Взвесить здесь все pro et contra был попросту предназначен такой человек, как Ривароль; у него были для этого и средства, и способы выражения. Весы для него были символом, заключавшим в себе изначальное, строго определенное понимание справедливости. Это понимание придает форму средствам, и прежде всего языку, делая его размеренным и взвешенным. Но то, что поначалу поражает легкостью, уравновешенностью и элегантностью, что граничит с артистизмом, в действительности проникает глубже и основывается на подлинном таланте отыскивать истину, на призвании истинного судьи.
Отметим здесь коротко, что по той же причине Ривароля нельзя причислить и к романтикам. Его суждения не имеют ничего общего с ремеслом адвоката, что как раз характерно для них. Романтик защищает что-то утраченное, что он хотел бы вернуть. И в искусстве, и в политике он стоит «по ту сторону» как во времени, так и в пространстве. Его точка зрения — это позиция лишенного власти жреца или аристократа, не отказавшихся от своих притязаний. Относительно своих целей он находится в ситуации утраченного рая, который, в лучшем случае, еще виден ему поверх преграды, и для него нет более решительного испытания, чем попытаться претворить этот рай в действительность. Поскольку утрата происходит в сфере бытия, ее нельзя возместить политическими средствами.
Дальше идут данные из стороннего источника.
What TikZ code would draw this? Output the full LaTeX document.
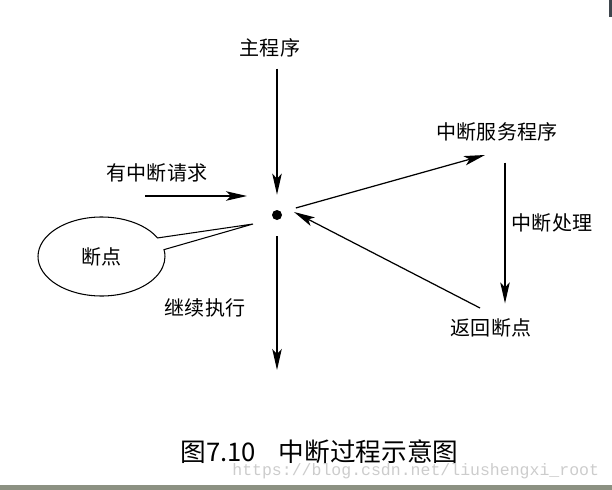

Такая позиция не лишена духовного величия.
Ривароля нельзя отнести к этому разряду, даже когда он уже в эмиграции, бывшей одним из рассадников романтических идей. Мы не обнаруживаем у него ни «настроений», ни пронизанного светом средневековья, ни растворившегося в прекраснодушии христианства. Его высказывания продуманы в тончайших ответвлениях. Поэтому и в суждениях своих он заслуживает большего доверия и менее заносчив, чем Шатобриан, без промедления реагировавший на колебания политического климата. Ривароль избежал той ошибки, которая слишком свойственна человеческому характеру — путать гордость с силой; в его жизни не было такого периода, когда его можно было бы назвать человеком крайних позиций. Уже один только хорошо развитый вкус не давал ему впадать в крайности; как хороший стрелок, он всегда стремился попасть в самую середину мишени. Одним из первых он выступил против недальновидного манифеста герцога Брауншвейгского.
Ривароль не романтик, потому что в глубине его души, в его сознании не произошел тот резкий разлом, который на новый лад отделил прошлое от настоящего и прервал традицию так, что это ощущалось отчасти как освобождение, отчасти как утрата корней. Поэтому в водовороте событий он умел столь же беспристрастно, сколь и проницательно судить о том порядке, что лежит в основе сменяющих друг друга политических явлений.
Это следование здравому человеческому рассудку и пренебрежение к мистическому антуражу весьма для него характерно. Мы входим в ярко освещенное пространство, где все измеряется правильной мерой и где нет места полумраку склепов и часовен. Конструкция и метод сохраняют свою весомость, сколько бы реставраций и новых революций мы ни увидели, в каком бы смятении, знаменующем последние времена, ни пребывали.
Почему получается, что столь сильные затруднения возникают с употреблением термина «консерватор», — и это в эпоху, как никогда более нуждающуюся в сдерживающей, охранительной силе? Если не брать в расчет чей-либо явный интерес, то в этом виновато влияние романтиков, с самого начала связанное с этим словом и приводящее к негативным последствиям, поскольку основывается на чувстве утраты. Влияние это уничтожается в свете критики и в ходе борьбы за власть. Подлинным консерватором является тот, кто не позволяет себе никакой романтики, ни даже простого воодушевления, да и вовсе не нуждается в них. «Res, non verba»[9] — вот его закон. Плывущие же по течению оппоненты намного более благонадежны. Там, где Ривароль восхваляет людские деяния, мы напрасно стали бы искать у него фимиам, который расточает, к примеру, Мишле в своем описании событий 14 июля. Он принадлежит к тем авторам, которых еще и сегодня с пользой для себя прочтет каждый, кто интересуется консервативными идеями и их непреходящую составляющую старается отделить от того, что в них оказывается чрезмерным и вредоносным.